• **Task directions**: Return only the lines from the top of the data down to the one that holds "return -px_below / PH", both included, without any pictures.

• **Given data**:

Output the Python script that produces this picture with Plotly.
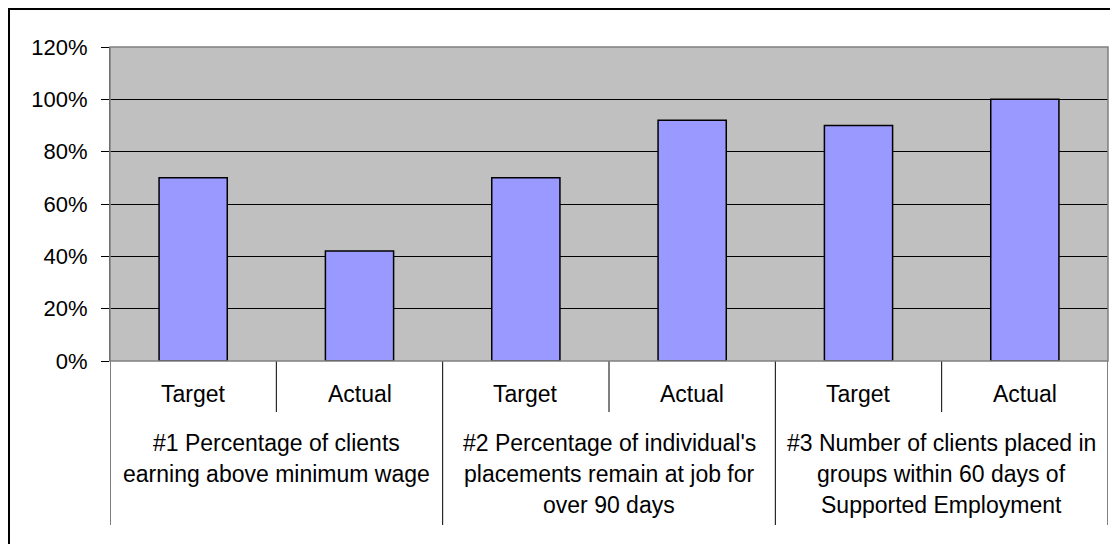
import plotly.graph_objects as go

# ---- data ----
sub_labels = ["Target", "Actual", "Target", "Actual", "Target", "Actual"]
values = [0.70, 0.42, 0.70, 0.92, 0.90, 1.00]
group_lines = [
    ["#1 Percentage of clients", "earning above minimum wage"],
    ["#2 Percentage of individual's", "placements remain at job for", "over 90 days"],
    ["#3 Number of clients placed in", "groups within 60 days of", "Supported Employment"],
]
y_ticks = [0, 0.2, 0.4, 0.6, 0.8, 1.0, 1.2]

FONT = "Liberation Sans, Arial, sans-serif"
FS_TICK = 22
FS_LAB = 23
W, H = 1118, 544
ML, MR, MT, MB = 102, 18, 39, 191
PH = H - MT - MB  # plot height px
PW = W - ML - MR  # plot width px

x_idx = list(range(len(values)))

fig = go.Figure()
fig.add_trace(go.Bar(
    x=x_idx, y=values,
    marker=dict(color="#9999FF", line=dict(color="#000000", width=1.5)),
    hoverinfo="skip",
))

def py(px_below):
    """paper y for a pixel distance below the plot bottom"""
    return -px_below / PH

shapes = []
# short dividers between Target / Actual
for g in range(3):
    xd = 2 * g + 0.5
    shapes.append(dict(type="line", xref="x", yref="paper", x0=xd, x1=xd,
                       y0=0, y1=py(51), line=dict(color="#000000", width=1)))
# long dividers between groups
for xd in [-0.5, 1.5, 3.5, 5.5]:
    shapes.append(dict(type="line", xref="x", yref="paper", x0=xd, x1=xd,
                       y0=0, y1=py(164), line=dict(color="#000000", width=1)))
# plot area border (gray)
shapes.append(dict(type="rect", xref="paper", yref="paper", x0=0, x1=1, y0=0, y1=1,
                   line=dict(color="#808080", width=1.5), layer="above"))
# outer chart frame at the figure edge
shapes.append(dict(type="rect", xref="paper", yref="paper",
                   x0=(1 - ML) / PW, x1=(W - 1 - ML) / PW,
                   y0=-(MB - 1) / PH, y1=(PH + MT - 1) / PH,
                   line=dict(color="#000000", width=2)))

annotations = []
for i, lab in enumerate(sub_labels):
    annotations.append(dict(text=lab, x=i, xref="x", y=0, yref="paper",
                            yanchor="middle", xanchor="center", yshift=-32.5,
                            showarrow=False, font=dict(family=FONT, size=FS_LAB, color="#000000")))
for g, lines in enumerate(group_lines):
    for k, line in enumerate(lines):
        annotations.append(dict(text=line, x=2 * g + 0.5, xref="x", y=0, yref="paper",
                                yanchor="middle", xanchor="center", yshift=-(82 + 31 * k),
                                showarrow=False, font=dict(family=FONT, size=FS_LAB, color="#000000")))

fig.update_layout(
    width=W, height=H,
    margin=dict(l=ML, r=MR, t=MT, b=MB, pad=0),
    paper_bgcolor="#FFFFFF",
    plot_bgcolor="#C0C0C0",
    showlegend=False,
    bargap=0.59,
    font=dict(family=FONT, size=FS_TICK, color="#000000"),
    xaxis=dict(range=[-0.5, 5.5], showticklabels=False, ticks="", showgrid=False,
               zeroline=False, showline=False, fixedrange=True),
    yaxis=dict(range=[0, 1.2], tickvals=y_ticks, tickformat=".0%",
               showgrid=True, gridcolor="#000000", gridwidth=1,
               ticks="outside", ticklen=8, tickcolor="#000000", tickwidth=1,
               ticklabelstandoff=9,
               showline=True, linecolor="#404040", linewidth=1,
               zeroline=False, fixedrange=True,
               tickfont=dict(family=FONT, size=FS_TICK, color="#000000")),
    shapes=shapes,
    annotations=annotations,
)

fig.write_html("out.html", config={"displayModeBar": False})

• **Written answer**:
Output the Python script that produces this picture with Plotly.
import plotly.graph_objects as go

# ---- data ----
sub_labels = ["Target", "Actual", "Target", "Actual", "Target", "Actual"]
values = [0.70, 0.42, 0.70, 0.92, 0.90, 1.00]
group_lines = [
    ["#1 Percentage of clients", "earning above minimum wage"],
    ["#2 Percentage of individual's", "placements remain at job for", "over 90 days"],
    ["#3 Number of clients placed in", "groups within 60 days of", "Supported Employment"],
]
y_ticks = [0, 0.2, 0.4, 0.6, 0.8, 1.0, 1.2]

FONT = "Liberation Sans, Arial, sans-serif"
FS_TICK = 22
FS_LAB = 23
W, H = 1118, 544
ML, MR, MT, MB = 102, 18, 39, 191
PH = H - MT - MB  # plot height px
PW = W - ML - MR  # plot width px

x_idx = list(range(len(values)))

fig = go.Figure()
fig.add_trace(go.Bar(
    x=x_idx, y=values,
    marker=dict(color="#9999FF", line=dict(color="#000000", width=1.5)),
    hoverinfo="skip",
))

def py(px_below):
    """paper y for a pixel distance below the plot bottom"""
    return -px_below / PH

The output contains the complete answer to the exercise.